Rufino Tamayo. El éxtasis del color, es una retrospectiva sobre el artista oaxaqueño que reúne 54 obras de distinto formato donde se muestra su parte más intimista y desarrolla una ciencia del color creando un universo propio.
Han pasado cuarenta años sin que se realice una retrospectiva de uno de los grandes artistas mexicanos de talla mundial, así que el Museo de Arte Moderno decide sacar las obras de la bodega y volverlas a mostrar. Así llegan a MARCO piezas que han recorrido el mundo representando el arte mexicano.
Tamayo pintó más de mil 300 óleos. Comparado con Picasso, que produjo alrededor de 70 mil obras, son pocas y selectas, además de que se encuentran dispersas por el mundo entre colecciones privadas y no es tan fácil juntarlas para hacer alguna exposición. Un dato interesante es que ocho de la piezas que conforman esta retrospectiva, son de coleccionistas regiomontanos.
Rufino Tamayo es uno de los artistas latinoamericanos más importantes a nivel mundial. Revolucionó el arte mexicano a través del color, creando un lenguaje propio en el que utilizaba la influencia de la cultura prehispánica para fundirlo con las corrientes artísticas modernas imperantes en otras partes del mundo, dándole actualidad y atemporalidad a su obra.

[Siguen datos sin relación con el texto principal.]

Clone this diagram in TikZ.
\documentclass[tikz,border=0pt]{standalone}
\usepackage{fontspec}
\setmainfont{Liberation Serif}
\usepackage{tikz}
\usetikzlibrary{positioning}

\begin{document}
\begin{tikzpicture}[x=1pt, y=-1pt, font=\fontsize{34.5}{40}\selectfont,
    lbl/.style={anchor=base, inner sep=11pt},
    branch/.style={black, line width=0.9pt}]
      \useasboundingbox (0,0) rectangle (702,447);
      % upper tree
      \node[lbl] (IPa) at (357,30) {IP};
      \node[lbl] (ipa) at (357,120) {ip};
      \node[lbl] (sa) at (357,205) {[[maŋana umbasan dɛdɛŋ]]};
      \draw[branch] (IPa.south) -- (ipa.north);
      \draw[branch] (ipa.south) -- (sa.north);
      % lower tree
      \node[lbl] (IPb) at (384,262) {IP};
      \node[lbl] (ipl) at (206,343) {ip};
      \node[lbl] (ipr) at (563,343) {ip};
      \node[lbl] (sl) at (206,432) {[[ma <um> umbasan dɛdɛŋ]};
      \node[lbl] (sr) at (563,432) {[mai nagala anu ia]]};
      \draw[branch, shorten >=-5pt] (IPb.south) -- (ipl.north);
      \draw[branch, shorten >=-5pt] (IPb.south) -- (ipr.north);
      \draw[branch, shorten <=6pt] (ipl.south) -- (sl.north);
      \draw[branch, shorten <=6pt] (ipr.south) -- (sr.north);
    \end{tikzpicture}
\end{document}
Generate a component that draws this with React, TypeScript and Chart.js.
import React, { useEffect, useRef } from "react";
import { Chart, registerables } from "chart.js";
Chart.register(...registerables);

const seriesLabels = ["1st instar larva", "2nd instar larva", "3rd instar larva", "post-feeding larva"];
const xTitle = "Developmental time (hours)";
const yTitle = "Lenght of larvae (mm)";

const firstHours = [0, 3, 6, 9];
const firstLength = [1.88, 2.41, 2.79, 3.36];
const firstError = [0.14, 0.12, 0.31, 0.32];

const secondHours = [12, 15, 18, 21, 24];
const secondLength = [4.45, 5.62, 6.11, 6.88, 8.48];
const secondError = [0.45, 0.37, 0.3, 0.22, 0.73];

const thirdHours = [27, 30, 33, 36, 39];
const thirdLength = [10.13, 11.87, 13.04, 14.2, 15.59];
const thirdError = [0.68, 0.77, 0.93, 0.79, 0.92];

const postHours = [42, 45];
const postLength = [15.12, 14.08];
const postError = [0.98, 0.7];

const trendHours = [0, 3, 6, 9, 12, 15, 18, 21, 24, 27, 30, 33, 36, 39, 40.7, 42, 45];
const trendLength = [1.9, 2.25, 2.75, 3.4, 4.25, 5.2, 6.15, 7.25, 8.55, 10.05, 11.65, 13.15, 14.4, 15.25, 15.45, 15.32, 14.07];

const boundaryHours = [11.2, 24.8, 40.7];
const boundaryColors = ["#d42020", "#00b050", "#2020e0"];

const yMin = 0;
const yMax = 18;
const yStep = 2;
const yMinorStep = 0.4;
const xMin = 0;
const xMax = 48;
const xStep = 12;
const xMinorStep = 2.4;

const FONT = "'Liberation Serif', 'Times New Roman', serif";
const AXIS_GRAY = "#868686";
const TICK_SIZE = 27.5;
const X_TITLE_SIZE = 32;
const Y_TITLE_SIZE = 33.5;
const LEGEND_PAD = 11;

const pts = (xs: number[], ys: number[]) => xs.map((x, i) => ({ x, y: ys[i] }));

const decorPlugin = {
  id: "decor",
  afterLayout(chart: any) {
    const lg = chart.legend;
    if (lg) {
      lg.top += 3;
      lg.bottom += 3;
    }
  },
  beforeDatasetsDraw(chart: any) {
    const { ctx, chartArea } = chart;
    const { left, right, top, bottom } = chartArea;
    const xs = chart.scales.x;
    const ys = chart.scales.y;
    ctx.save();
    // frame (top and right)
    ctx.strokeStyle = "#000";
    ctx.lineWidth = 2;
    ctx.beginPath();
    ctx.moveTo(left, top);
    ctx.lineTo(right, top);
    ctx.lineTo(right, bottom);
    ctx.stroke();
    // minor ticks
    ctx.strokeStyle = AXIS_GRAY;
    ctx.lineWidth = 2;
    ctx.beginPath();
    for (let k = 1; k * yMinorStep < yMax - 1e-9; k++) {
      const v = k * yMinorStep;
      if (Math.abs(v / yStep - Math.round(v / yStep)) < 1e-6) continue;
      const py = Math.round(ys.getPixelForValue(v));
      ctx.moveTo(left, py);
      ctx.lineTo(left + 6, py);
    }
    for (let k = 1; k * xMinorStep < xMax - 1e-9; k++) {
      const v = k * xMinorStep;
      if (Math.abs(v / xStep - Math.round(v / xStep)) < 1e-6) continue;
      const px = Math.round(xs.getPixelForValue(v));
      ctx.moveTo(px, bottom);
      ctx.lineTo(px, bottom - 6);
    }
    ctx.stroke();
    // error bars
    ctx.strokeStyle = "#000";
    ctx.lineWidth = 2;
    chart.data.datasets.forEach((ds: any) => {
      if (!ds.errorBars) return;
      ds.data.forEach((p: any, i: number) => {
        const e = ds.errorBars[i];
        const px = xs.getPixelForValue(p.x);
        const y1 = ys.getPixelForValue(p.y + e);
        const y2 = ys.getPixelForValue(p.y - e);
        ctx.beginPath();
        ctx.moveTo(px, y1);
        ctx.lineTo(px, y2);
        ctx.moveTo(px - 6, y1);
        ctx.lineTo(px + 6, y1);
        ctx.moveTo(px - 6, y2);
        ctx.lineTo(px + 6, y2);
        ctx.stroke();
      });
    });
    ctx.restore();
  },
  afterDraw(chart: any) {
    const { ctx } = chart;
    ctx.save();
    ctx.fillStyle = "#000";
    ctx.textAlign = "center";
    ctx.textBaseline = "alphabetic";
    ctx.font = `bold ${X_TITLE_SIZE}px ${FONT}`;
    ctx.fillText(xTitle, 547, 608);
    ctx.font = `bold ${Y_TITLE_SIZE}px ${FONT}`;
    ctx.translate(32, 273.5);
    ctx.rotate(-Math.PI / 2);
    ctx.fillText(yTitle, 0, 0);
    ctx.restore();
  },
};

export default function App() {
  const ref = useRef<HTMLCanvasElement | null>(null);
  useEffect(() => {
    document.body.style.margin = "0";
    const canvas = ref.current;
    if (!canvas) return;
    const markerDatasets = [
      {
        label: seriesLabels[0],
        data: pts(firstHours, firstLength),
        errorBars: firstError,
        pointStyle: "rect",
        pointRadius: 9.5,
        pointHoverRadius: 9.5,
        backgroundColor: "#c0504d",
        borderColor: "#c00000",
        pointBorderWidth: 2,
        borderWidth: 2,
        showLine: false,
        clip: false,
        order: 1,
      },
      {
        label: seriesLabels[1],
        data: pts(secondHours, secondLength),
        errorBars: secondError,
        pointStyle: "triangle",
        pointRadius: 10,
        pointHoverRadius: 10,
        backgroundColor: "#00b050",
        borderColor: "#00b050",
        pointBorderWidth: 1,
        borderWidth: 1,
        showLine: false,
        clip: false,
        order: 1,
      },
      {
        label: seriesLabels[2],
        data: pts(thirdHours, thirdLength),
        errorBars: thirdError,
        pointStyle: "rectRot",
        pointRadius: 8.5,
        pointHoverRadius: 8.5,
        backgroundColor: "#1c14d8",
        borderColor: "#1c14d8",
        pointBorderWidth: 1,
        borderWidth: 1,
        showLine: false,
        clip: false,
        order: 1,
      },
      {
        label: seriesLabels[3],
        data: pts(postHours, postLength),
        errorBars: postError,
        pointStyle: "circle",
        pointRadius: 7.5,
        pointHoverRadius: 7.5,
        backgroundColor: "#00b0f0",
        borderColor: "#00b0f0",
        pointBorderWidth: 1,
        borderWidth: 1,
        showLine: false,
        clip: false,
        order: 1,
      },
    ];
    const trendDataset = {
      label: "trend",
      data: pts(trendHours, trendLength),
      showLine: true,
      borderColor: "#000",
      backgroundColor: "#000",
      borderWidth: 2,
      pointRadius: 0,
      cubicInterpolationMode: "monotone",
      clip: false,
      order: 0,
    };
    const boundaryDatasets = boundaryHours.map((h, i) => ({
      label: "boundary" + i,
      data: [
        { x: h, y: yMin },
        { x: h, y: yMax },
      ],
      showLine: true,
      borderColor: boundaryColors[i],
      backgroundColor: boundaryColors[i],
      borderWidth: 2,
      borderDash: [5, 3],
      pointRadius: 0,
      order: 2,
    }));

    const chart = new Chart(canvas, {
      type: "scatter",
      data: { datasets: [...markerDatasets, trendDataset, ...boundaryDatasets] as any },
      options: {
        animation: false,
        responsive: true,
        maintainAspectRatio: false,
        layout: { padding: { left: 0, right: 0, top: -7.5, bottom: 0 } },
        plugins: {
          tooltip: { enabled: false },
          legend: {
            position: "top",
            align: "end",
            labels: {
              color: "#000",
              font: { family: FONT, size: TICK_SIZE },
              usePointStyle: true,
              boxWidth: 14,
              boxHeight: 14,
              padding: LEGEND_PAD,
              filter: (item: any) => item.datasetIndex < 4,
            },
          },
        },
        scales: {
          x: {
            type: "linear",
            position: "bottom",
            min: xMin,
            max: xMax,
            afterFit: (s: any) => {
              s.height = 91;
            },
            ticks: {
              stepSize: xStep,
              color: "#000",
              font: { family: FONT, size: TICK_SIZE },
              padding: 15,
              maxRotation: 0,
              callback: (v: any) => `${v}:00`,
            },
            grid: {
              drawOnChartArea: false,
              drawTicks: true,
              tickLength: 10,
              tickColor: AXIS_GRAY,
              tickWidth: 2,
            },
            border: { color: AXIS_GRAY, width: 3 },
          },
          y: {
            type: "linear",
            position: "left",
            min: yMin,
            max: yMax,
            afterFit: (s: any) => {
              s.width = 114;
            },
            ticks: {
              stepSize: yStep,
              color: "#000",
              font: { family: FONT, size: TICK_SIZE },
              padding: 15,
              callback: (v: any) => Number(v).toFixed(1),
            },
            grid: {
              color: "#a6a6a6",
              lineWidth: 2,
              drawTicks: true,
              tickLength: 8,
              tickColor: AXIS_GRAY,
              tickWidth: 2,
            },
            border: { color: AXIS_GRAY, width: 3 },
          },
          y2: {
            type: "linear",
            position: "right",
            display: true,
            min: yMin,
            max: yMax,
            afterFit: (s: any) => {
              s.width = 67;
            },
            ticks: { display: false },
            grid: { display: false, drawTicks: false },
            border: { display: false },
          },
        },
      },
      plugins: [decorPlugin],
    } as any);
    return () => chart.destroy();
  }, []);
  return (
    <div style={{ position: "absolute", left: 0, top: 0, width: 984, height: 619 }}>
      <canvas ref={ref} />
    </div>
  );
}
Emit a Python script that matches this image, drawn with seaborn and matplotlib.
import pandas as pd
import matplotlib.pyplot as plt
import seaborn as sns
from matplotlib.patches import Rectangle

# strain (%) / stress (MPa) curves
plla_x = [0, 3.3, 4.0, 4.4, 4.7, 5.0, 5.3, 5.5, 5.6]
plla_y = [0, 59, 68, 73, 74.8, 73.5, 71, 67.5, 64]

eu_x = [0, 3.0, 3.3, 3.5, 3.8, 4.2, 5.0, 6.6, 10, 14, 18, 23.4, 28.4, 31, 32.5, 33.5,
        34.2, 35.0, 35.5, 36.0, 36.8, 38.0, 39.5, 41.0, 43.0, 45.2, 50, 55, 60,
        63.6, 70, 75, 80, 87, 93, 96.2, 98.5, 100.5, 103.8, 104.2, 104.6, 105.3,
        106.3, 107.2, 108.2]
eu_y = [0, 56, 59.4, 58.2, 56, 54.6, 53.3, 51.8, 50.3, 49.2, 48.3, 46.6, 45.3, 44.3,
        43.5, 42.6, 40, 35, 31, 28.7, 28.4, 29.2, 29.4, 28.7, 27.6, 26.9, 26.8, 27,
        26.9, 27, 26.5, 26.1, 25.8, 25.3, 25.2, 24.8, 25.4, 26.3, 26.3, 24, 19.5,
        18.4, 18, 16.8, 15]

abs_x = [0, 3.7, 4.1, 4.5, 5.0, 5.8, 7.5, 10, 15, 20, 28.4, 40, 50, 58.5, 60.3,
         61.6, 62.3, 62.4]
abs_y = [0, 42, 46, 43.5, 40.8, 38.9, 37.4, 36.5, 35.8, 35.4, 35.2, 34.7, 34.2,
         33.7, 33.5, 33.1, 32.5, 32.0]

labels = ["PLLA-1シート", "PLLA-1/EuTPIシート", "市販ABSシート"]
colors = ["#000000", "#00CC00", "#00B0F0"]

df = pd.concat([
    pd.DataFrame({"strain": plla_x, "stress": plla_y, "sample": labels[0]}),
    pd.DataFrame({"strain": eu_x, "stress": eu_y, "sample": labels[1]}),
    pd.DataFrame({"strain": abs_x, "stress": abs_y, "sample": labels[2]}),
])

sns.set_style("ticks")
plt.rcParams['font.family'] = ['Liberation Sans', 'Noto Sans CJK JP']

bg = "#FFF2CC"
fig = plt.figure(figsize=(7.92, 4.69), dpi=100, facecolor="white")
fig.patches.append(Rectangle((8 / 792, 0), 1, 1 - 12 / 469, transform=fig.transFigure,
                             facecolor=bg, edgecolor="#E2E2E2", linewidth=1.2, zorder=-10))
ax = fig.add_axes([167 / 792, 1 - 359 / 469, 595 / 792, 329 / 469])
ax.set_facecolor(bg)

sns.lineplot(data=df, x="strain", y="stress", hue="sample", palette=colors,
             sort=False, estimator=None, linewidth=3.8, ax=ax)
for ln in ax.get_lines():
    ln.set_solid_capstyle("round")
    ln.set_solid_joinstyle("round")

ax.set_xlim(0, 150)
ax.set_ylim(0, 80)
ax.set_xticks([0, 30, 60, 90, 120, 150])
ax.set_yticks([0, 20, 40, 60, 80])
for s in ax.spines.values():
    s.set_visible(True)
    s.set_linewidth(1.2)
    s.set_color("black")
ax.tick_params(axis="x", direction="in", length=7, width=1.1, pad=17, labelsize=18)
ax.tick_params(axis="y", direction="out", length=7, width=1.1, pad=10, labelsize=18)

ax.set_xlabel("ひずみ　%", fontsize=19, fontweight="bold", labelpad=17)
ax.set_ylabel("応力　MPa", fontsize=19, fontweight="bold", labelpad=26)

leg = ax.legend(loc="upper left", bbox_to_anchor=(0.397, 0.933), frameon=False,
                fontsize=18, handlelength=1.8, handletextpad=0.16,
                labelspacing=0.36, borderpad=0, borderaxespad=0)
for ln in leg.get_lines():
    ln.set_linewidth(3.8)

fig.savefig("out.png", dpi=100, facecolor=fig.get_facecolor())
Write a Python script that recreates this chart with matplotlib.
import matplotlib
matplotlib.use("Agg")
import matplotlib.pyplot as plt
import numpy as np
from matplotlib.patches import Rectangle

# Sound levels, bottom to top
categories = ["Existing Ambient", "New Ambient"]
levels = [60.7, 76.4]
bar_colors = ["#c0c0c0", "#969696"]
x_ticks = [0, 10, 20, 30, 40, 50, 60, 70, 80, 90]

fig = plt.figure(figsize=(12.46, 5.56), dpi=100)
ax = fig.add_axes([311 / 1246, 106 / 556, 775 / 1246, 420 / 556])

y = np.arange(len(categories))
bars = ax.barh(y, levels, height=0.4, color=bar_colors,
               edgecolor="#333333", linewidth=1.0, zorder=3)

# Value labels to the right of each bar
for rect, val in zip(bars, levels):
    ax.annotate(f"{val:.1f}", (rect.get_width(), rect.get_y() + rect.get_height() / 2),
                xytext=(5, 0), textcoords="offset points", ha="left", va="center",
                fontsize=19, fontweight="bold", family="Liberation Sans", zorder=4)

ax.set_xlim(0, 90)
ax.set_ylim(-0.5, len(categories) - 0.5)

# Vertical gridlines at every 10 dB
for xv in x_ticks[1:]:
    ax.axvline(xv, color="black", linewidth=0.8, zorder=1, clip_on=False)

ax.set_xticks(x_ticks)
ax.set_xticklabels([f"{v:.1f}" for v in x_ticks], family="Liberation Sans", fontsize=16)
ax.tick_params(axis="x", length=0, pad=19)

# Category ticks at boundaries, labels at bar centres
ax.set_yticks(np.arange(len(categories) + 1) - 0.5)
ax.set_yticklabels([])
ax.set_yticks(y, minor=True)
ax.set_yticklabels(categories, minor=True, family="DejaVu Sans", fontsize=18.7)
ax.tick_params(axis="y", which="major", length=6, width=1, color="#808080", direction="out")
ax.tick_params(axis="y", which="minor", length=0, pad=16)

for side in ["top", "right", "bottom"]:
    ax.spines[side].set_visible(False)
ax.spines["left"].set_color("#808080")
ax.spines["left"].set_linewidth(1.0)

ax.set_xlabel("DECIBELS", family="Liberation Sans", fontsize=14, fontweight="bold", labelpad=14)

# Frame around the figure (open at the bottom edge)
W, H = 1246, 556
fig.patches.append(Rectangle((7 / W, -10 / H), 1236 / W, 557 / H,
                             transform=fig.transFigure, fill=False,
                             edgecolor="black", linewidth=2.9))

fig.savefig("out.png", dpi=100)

Sus cuadros están posicionados en la historia del arte junto a los de Picasso, Matisse o Miró, con los que mantiene un diálogo de vanguardias. Recintos emblemáticos de todo el mundo como el MOMA en Nueva York, el Guggenheim, o la Phillips Collection en Washington han expuesto su obra en colecciones de carácter internacional.
Uno de los elementos distintivos en su trabajo es el color. Sus obras contienen una paleta de tonalidades que logran un rango distintivo. Para él cada color es un armazón del cuadro, una pieza única en la conformación de su propio universo; es por eso que nadie obtiene los colores que Tamayo logra sobre el lienzo.
Tras la muerte de su madre, Rufino llegó a la Ciudad de México a la edad de 11 o 12 años. En esa época sus tíos tenían unas bodegas de fruta y a Tamayo le llamaba la atención el color tan especial que tenían muchas de ellas. Este hecho influyó en el estilo que plasmaría en sus cuadros.
En cuanto a las formas, otro elemento importante de su obra fue el tiempo que trabajó en el Museo Nacional de Antropología donde se empapó del arte prehispánico y se enamoró de él. “En su obra están clavadas nuestras raíces indígenas”, dice la sobrina del pintor oaxaqueño.
En 1926 tuvo su primera exposición pública, con críticas favorables, y le sirvió para exponer sus cuadros por primera vez en Nueva York. Sin embargo, y esto es algo que poco se dice, no recibía el reconocimiento que él esperaba de su trabajo, así que decide irse de México con una cierta sensación de despecho. Se va a Nueva York y luego a París, estancia que se prolongó por tres décadas. En ese lapso en el extranjero, en la década de los cincuenta, la Bienal de Venecia instala una sala Tamayo y ahí se consolida el éxito y reconocimiento del artista mexicano.
En los años 60 regresó a México triunfante y orgulloso, y la Generación de la Ruptura lo tomó como un modelo a seguir. Para entonces Tamayo ya era dueño de una obra que revelaba la madurez de quien ha estado inmerso alimentándose de distintas formas artísticas e intelectuales.
Al final de su trayectoria, en la década de los ochenta, es un período importante donde comienza a crear un diálogo con los jóvenes a partir de trabajos donde aparecía alguien parecido a Michael Jackson, por ejemplo; o nombraba sus cuadros con palabras como “Hippy” o “mariguana”, siempre buscando la autenticidad sin dejar a un lado la huella prehispánica en las formas.